Sebagai gambaran, posisi cadangan devisa RI terlemah dalam lebih tiga tahun terakhir terjadi saat pandemi Covid-19 meletus Maret 2020 lalu di mana nilainya tinggal US$ 120,96 miliar. Saat itu nilai tukar rupiah merosot ke level terlemah sepanjang sejarah yaitu di Rp16.575/US$ terseret arus keluar modal asing besar-besarn yang menyusutkan posisi kepemilikan asing di SBN dari kisaran 30%-40% menjadi tinggal belasan persen.
Devisa Asia Memadai
Guncangan pasar yang telah menyeret kejatuhan nilai tukar, harga saham dan obligasi belakangan ini bukan cuma melandai Indonesia.
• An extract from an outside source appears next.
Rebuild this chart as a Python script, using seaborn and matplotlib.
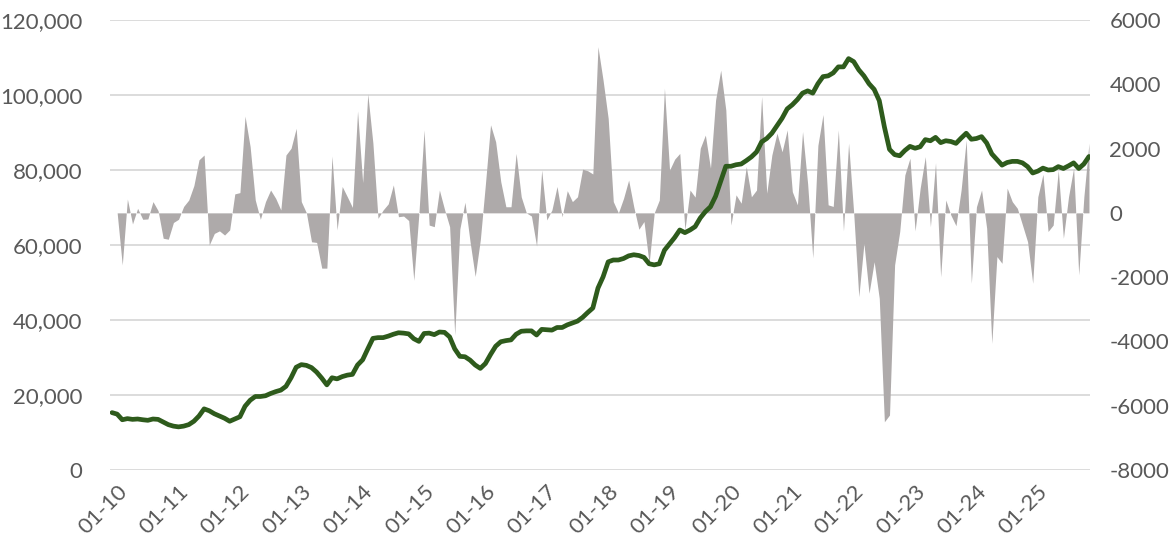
import numpy as np
import pandas as pd
import matplotlib.pyplot as plt
import matplotlib.transforms as mtransforms
import seaborn as sns
from matplotlib.ticker import FuncFormatter, MultipleLocator

# monthly series, Jan 2010 .. Dec 2025
years = list(range(2010, 2026))

level = [
    15300, 14900, 13400, 13700, 13500, 13600, 13400, 13250, 13600, 13500, 12800, 12100,
    11700, 11500, 11700, 12100, 13000, 14400, 16300, 15800, 15000, 14400, 13800, 13000,
    13600, 14200, 17000, 18600, 19600, 19600, 19800, 20400, 20900, 21300, 22300, 24600,
    27400, 28100, 27900, 27300, 26100, 24500, 22700, 24600, 24300, 24900, 25300, 25500,
    28000, 29400, 32300, 35100, 35300, 35300, 35700, 36200, 36600, 36500, 36300, 35000,
    34300, 36400, 36500, 36100, 36800, 36700, 35500, 32300, 30300, 30200, 29300, 28000,
    27100, 28400, 30800, 33000, 34200, 34500, 34700, 36200, 37000, 37100, 37100, 36000,
    37500, 37400, 37300, 38000, 38000, 38700, 39200, 39700, 40700, 42000, 43200, 48500,
    51500, 55500, 56000, 56000, 56400, 57100, 57400, 57200, 56700, 55000, 54700, 55000,
    58600, 60300, 62000, 64000, 63300, 64000, 64900, 67200, 68900, 70200, 73000, 77000,
    81000, 81000, 81400, 81600, 82500, 83500, 84800, 87500, 88400, 89800, 91800, 93800,
    96300, 97400, 98800, 100500, 101100, 100500, 103000, 104900, 105100, 105900, 107500, 107500,
    109700, 108900, 106700, 105100, 103000, 101500, 98500, 91500, 85500, 84100, 83800, 85200,
    86300, 85800, 86200, 88100, 87800, 88700, 87300, 87800, 87600, 87100, 88500, 89800,
    88200, 88400, 88900, 87200, 84300, 82800, 81300, 82000, 82300, 82300, 81900, 80900,
    79200, 79700, 80500, 80000, 80100, 80900, 80400, 81100, 81900, 80400, 81600, 83600,
]

change = [
    0, 0, -1620, 430, -345, 140, -200, -190, 350, 70, -790, -820,
    -300, -200, 200, 400, 850, 1650, 1800, -1000, -640, -560, -690, -530,
    590, 630, 3010, 2060, 400, -200, 350, 710, 450, 90, 1800, 2010,
    2630, 350, 0, -900, -920, -1720, -1720, 1770, -530, 820, 500, 170,
    3170, 940, 3700, 2170, -170, 90, 280, 870, -120, -100, -240, -2100,
    0, 2580, -380, -430, 710, 110, -430, -3800, -500, 330, -900, -1980,
    -840, 900, 2740, 2210, 970, 190, 190, 1850, 500, 0, -100, -1030,
    1330, -220, 90, 820, -120, 690, 350, 500, 1360, 1310, 1210, 5170,
    4130, 2940, 350, 0, 450, 1020, 190, -510, -270, -1570, 0, 400,
    3880, 1330, 1670, 1850, -530, 710, 490, 2010, 2420, 1390, 3510, 4440,
    3200, -380, 560, 300, 1440, 500, 710, 3620, 610, 1800, 2480, 1900,
    2580, 660, 250, 2530, 900, -1400, 2100, 3060, 250, 200, 2580, -560,
    2170, 0, -2610, -950, -2500, -1520, -2660, -6500, -6290, -1620, -580, 1180,
    1700, -560, 770, 1750, -430, 1560, -1990, 400, -70, -400, 710, 2270,
    -2190, 190, 710, -480, -4060, -1360, -1570, 770, 350, 140, -380, -900,
    -2190, 500, 1200, -580, -380, 1330, -790, 500, 1390, -1930, 500, 2170,
]

tick_labels = [f"01-{y % 100:02d}" for y in years]

df = pd.DataFrame({"month": np.arange(len(level)), "level": level, "change": change})

sns.set_theme(style="white")
plt.rcParams["font.family"] = ["Lato", "DejaVu Sans"]
grey_txt = "#595959"
fs = 16

fig = plt.figure(figsize=(11.73, 5.41), dpi=100)
ax = fig.add_axes([110 / 1173, 71 / 541, 980 / 1173, 450 / 541])

# left axis: grid + labels
ax.set_ylim(0, 120000)
ax.yaxis.set_major_locator(MultipleLocator(20000))
ax.yaxis.set_major_formatter(FuncFormatter(lambda v, p: f"{v:,.0f}"))
ax.grid(axis="y", color="#d9d9d9", lw=1.3)
ax.set_xlim(-0.4, 191.2)
ax.set_xticks(np.arange(0, len(level), 12))
ax.set_xticklabels(tick_labels, rotation=45, ha="right", rotation_mode="anchor")
ax.tick_params(axis="both", length=0, labelsize=fs, labelcolor=grey_txt)
ax.tick_params(axis="y", pad=20)
ax.tick_params(axis="x", pad=8)
shift = mtransforms.ScaledTranslation(5 / 100, 0, fig.dpi_scale_trans)
for lab in ax.get_xticklabels():
    lab.set_transform(lab.get_transform() + shift)
for s in ax.spines.values():
    s.set_visible(False)

# right axis: monthly change area
ax2 = ax.twinx()
ax2.fill_between(df["month"], 0, df["change"], color="#AEAAAA", lw=0)
ax2.set_ylim(-8000, 6000)
ax2.yaxis.set_major_locator(MultipleLocator(2000))
ax2.yaxis.set_major_formatter(FuncFormatter(lambda v, p: f"{v:.0f}"))
ax2.tick_params(axis="y", length=0, labelsize=fs, labelcolor=grey_txt, pad=14)
for s in ax2.spines.values():
    s.set_visible(False)

# level line on top
ax3 = ax.twinx()
sns.lineplot(data=df, x="month", y="level", ax=ax3, color="#2E5B1C", lw=3.4)
ax3.set_ylim(0, 120000)
ax3.set_axis_off()

for a in (ax, ax2):
    a.set_xlabel("")
    a.set_ylabel("")

fig.savefig("out.png", dpi=100)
Hampir semua pasar, terutama emerging market, menderita tekanan serupa.
Meski demikian, negara-negara di Asia diperkirakan masih memiliki pertahanan devisa yang memadai semisal reli kenaikan dolar AS kian tak terbendung.
Nilai cadangan devisa di kawasan Asia sejauh ini mencapai US$ 5,5 triliun, yang dinilai masih akan mampu membantu otoritas menahan tekanan pada nilai tukar mereka, menurut perhitungan TD Securities memakai data yang dikompilasi oleh Bloomberg.
Posisi cadangan devisa negara-negara Asia itu masih cukup tinggi setelah mencetak nilai tertinggi pada 2021 lalu di angka US$ 5,9 triliun.
"Bank sentral di kawasan Asia memiliki dukungan dari cadangan devisa [yang besar] seperti tahun lalu untuk mengintervensi pasar sesuai keperluan," komentar Alex Loo, Asia FX and Macro Strategist TD Securities, sepeti dilansir Bloomberg News, Rabu (4/10/2023).
Sejauh ini, bank-bank sentral kawasan Asia menempuh upaya pertahanan nilai tukar melalui intervensi di pasar seperti yang terlihat di Jepang, Tiongkok juga Thailand.
Bank sentral India bahkan telah melangkah lebih jauh dengan menjual dolar AS agar kejatuhan rupee tertahan. "Asia terus menggunakan pendekatan eklektik dalam mengelola tekanan nilai tukar termasuk memakai cadangan devisa sebagai pertahanan pertama jika arus modal keluar terus berlanjut," kata Sonal Varma, Chief Economist untuk India dan Asia di luar Jepang di Nomura Holdings.